## Start
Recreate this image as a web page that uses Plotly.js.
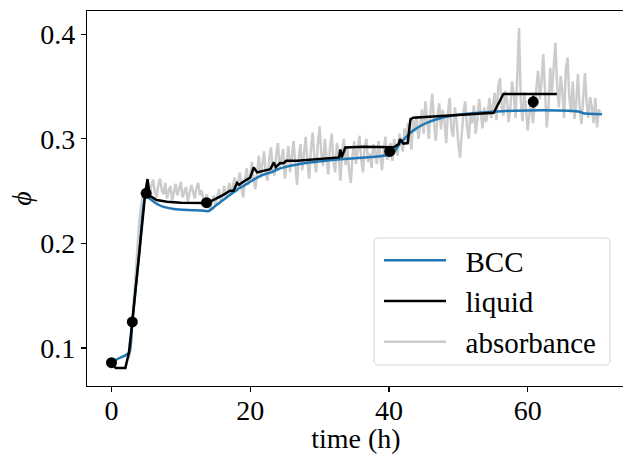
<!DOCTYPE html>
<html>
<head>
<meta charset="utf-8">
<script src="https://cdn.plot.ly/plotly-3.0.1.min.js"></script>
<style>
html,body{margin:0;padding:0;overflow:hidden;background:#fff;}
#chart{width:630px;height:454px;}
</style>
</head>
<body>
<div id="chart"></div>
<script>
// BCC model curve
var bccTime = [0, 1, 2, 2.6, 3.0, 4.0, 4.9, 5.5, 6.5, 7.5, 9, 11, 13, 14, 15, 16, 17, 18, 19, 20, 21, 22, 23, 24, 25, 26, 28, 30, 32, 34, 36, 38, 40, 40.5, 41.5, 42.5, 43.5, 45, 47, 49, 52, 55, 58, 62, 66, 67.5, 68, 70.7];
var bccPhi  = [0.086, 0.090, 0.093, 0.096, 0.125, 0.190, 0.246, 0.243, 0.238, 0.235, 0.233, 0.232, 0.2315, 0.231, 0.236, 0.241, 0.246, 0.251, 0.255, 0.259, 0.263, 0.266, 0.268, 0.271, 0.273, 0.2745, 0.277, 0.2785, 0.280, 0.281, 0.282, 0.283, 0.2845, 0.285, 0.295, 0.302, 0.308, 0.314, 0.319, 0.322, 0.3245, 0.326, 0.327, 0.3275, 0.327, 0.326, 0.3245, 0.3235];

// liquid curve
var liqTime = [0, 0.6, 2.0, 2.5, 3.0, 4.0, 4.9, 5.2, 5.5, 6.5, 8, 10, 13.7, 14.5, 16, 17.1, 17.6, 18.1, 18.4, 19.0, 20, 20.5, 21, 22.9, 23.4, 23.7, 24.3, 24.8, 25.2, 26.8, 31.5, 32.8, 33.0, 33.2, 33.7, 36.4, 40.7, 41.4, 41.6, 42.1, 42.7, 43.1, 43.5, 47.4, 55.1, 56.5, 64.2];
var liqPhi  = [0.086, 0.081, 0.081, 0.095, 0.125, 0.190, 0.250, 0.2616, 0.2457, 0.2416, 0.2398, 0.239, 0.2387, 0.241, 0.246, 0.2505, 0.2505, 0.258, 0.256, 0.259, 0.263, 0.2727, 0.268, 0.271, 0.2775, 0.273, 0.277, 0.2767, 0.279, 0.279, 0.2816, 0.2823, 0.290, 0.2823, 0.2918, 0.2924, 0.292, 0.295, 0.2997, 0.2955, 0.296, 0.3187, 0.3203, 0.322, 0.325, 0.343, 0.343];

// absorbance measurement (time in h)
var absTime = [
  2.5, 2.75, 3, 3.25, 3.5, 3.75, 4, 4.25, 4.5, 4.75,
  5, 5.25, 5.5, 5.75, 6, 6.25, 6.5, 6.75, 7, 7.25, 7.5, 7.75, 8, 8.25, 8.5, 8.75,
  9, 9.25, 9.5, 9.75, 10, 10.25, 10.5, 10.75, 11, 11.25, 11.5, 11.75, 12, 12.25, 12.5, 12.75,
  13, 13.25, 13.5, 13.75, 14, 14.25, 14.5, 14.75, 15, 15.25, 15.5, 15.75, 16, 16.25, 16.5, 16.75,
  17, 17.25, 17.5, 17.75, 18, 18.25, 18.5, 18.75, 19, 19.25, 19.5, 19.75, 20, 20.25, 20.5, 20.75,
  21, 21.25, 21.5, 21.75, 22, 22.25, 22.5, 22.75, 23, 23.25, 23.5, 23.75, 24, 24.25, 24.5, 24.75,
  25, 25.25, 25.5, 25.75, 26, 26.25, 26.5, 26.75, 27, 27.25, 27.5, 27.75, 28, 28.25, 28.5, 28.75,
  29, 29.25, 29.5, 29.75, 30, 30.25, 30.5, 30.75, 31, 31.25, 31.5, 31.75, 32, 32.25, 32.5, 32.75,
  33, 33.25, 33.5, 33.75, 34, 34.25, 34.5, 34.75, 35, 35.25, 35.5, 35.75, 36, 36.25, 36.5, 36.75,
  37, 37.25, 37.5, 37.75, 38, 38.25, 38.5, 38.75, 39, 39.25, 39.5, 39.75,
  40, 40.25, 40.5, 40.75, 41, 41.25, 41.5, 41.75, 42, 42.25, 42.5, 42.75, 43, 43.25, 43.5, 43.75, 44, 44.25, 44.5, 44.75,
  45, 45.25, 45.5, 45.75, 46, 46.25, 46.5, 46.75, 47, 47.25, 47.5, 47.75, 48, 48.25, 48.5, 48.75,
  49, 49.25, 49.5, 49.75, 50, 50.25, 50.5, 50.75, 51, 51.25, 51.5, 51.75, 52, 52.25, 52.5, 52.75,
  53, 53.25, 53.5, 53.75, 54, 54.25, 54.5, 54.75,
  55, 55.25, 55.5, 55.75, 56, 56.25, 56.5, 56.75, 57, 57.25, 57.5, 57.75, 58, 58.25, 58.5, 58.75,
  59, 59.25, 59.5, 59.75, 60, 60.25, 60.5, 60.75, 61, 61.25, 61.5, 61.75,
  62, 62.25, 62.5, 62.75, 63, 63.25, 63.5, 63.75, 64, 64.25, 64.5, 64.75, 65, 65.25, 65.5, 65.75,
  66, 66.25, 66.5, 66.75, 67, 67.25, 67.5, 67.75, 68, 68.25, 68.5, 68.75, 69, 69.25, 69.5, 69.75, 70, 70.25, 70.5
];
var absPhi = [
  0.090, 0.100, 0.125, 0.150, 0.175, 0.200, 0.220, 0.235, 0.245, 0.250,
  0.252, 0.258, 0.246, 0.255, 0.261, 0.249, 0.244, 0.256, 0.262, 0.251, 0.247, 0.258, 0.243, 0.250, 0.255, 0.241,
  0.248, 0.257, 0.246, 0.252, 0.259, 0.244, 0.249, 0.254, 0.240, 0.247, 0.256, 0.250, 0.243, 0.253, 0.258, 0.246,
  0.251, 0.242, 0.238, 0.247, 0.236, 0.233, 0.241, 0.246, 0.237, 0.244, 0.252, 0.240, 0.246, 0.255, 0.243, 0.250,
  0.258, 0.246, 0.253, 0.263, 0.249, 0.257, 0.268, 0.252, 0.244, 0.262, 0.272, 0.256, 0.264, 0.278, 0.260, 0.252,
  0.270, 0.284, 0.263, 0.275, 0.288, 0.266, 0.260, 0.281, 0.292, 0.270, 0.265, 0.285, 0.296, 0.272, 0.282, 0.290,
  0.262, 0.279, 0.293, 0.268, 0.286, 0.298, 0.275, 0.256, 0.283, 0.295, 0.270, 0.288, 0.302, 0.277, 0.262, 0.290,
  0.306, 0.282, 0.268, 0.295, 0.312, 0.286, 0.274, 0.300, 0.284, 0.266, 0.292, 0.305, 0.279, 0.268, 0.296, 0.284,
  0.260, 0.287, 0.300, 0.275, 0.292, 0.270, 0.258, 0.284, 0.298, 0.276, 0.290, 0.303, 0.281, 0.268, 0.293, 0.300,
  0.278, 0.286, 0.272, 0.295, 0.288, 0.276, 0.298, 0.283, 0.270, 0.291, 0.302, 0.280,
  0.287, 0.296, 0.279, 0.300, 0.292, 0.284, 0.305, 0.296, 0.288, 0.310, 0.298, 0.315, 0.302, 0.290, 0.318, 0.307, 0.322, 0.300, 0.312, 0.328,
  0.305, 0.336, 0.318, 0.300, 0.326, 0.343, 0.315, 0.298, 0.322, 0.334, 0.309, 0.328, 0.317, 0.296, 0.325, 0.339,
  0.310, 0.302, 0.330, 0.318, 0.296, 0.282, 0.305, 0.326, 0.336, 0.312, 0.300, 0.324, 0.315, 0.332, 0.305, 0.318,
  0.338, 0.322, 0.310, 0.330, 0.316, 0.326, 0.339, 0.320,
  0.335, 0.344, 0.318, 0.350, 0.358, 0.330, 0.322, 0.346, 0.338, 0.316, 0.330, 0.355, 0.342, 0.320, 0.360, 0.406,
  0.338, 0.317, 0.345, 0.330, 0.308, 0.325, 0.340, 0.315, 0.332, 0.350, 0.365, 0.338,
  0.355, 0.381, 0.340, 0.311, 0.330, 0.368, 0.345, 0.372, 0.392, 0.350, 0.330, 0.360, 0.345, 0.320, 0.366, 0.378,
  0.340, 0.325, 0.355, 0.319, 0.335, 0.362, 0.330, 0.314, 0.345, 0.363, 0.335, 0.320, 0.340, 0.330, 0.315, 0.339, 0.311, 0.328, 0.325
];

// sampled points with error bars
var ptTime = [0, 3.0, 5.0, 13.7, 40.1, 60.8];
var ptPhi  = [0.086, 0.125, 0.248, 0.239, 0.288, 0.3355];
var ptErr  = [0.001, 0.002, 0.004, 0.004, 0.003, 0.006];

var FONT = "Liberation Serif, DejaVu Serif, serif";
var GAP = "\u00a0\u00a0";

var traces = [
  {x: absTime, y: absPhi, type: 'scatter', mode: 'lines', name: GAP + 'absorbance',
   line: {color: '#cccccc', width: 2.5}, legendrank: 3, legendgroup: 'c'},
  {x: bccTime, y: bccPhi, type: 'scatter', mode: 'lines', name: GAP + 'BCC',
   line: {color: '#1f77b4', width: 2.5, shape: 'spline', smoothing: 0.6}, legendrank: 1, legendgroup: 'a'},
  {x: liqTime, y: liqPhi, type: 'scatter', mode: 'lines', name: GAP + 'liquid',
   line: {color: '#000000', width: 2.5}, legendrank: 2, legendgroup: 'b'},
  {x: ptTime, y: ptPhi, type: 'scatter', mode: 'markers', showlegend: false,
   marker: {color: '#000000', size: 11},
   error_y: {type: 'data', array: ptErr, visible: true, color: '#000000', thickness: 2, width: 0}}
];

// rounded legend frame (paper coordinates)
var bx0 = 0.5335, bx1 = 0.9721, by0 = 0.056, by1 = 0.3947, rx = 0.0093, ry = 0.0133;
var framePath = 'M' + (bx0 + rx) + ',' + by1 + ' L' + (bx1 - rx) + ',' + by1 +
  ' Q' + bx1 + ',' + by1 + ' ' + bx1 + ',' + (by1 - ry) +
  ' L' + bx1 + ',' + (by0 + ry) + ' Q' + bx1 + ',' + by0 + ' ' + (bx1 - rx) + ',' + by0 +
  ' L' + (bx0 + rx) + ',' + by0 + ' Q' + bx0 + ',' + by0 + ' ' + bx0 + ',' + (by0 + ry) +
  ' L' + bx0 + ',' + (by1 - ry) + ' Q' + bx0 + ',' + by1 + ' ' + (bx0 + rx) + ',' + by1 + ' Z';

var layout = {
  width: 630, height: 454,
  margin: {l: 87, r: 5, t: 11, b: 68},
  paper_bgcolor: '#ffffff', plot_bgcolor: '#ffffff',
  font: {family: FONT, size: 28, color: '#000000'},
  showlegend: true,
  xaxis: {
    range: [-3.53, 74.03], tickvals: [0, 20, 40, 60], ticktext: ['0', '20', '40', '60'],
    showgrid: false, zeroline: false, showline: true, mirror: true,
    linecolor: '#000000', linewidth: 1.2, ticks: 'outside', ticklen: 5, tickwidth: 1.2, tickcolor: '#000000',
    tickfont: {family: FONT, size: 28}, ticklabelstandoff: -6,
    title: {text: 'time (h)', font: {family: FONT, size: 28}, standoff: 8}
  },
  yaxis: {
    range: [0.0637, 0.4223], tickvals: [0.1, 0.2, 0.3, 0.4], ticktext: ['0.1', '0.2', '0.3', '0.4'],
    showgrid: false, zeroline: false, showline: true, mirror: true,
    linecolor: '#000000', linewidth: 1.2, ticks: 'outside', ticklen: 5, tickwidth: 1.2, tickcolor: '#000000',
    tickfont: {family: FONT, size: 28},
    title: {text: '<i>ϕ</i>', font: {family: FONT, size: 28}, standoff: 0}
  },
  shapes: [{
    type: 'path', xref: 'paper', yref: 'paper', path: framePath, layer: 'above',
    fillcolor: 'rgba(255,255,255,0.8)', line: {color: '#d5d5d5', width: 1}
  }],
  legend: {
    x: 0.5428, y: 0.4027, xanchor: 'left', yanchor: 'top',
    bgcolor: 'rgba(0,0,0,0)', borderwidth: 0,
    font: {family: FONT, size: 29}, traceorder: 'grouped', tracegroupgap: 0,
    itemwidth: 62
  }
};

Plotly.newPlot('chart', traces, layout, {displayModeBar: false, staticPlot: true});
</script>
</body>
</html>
## End
TASK OBJECTIVE.
Pictures stay out. Print the data exactly, from its first line through the line containing "0.326, 0.3245, 0.3235];".

ANSWER BELOW.
Recreate this image as a web page that uses Plotly.js.
<!DOCTYPE html>
<html>
<head>
<meta charset="utf-8">
<script src="https://cdn.plot.ly/plotly-3.0.1.min.js"></script>
<style>
html,body{margin:0;padding:0;overflow:hidden;background:#fff;}
#chart{width:630px;height:454px;}
</style>
</head>
<body>
<div id="chart"></div>
<script>
// BCC model curve
var bccTime = [0, 1, 2, 2.6, 3.0, 4.0, 4.9, 5.5, 6.5, 7.5, 9, 11, 13, 14, 15, 16, 17, 18, 19, 20, 21, 22, 23, 24, 25, 26, 28, 30, 32, 34, 36, 38, 40, 40.5, 41.5, 42.5, 43.5, 45, 47, 49, 52, 55, 58, 62, 66, 67.5, 68, 70.7];
var bccPhi  = [0.086, 0.090, 0.093, 0.096, 0.125, 0.190, 0.246, 0.243, 0.238, 0.235, 0.233, 0.232, 0.2315, 0.231, 0.236, 0.241, 0.246, 0.251, 0.255, 0.259, 0.263, 0.266, 0.268, 0.271, 0.273, 0.2745, 0.277, 0.2785, 0.280, 0.281, 0.282, 0.283, 0.2845, 0.285, 0.295, 0.302, 0.308, 0.314, 0.319, 0.322, 0.3245, 0.326, 0.327, 0.3275, 0.327, 0.326, 0.3245, 0.3235];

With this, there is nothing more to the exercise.